Lopez was a case that considered what legal deference to give the Bord of Immigration Appeals’s interpretation of the term “crime involving moral turpitude.” In his dissent from denial of en banc rehearing of the Ninth Circuit’s decision this August in Lopez, Judge Bumatay could barely contain his incredulity that the majority would decline to hear a case “of rare importance. As the first to interpret Loper Bright in the immigration context, Lopez will govern hundreds of cases on the Ninth Circuit’s docket.” He found primary fault with the majority for “resurrecting Chevron” in preserving an agency’s interpretation of the term “crime involving moral turpitude” under the guise of what’s known as Skidmore deference. Judge Bumatay charged the panel with asking the wrong question of whether the agency interpretation was entitled to respect under Skidmore. “Rather,” as Judge Bumatay rightly reasons post-Loper Bright/Relentless, “the right question is, and always is, ‘what’s the best reading of the statute?’ Even if an interpretation is thorough, well-reasoned, and consistent with some authorities, that doesn’t mean it’s the best one.” He would go on to inveigh perceptively against the majority, “We don’t then check whether the Executive branch agrees with the plain meaning. We don’t check because we don’t care. The law governs—not agency interpretation. So deference and respect have nothing to do with this question. And it contradicts Loper Bright to say otherwise.”

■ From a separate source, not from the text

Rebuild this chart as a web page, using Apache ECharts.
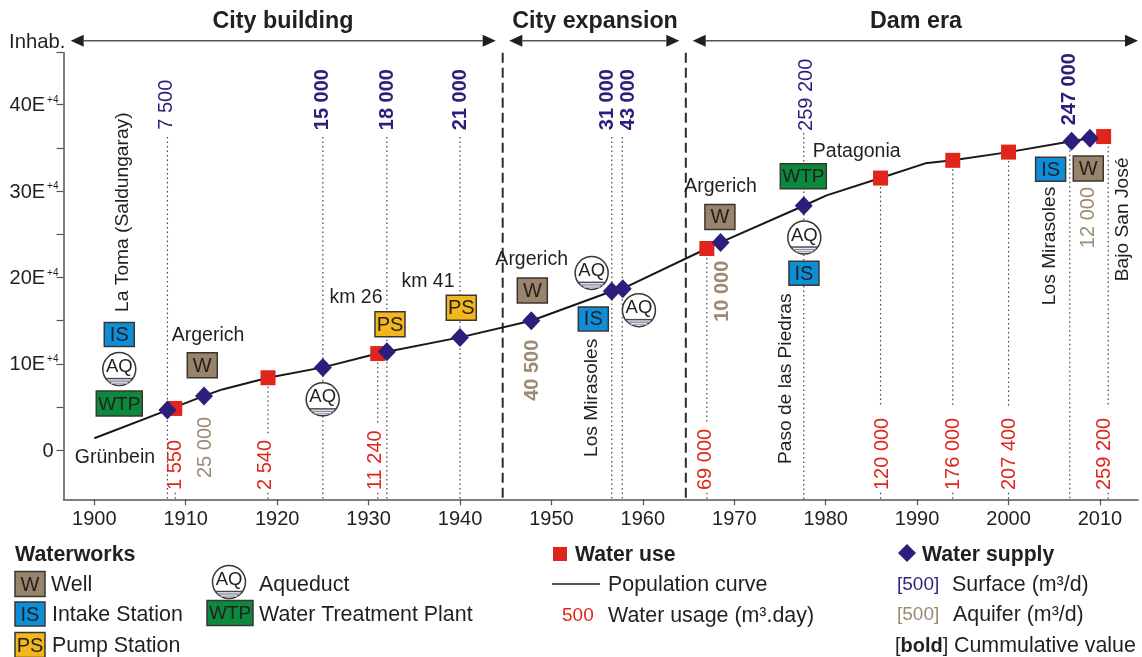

Another judge’s incredulity over a failure to consider the importance of Loper Bright/Relentless caused a separate recent flare-up. While pre-trial motions can often be mundane affairs, a September 12, 2025 order from Judge Brantley Starr of the U.S. District Court for the Northern District of Texas was anything but in the ongoing litigation between the Commodity Futures Trading Commission and TMTE, Inc. The ongoing case concerns an enforcement action brought by CFTC against an alleged fraudster of investors in gold and silver bullion. Gold and silver bullion has traditionally been considered part of CFTC’s purview of “all other goods,” a catchall provision contained in the Commodity Exchange Act. But those traditional considerations were all before Loper Bright/Relentless. In the order, Judge Starr criticized the CFTC for failing in its briefing before the court to offer “meaningful textualist or originalist explanation of its authority” and relatedly sought an answer to the question from CFTC of “What weight should be given to the CFTC’s interpretation of ‘all other goods’ in light of Loper Bright Enterprises v. Raimondo?” The tone of Judge Starr’s order is best captured in the judge’s admonishment to the federal regulator: “While the CFTC may be comfortable operating off assumptions, Courts aren’t.” CFTC has until October 24, 2025 to provide answers to Judge Starr.
Both these flare-ups demonstrate that some members of the federal judiciary will not tolerate any diminishment in the import of Loper-Bright/Relentless. Time will tell if they, hopefully, will constitute a majority of federal judges.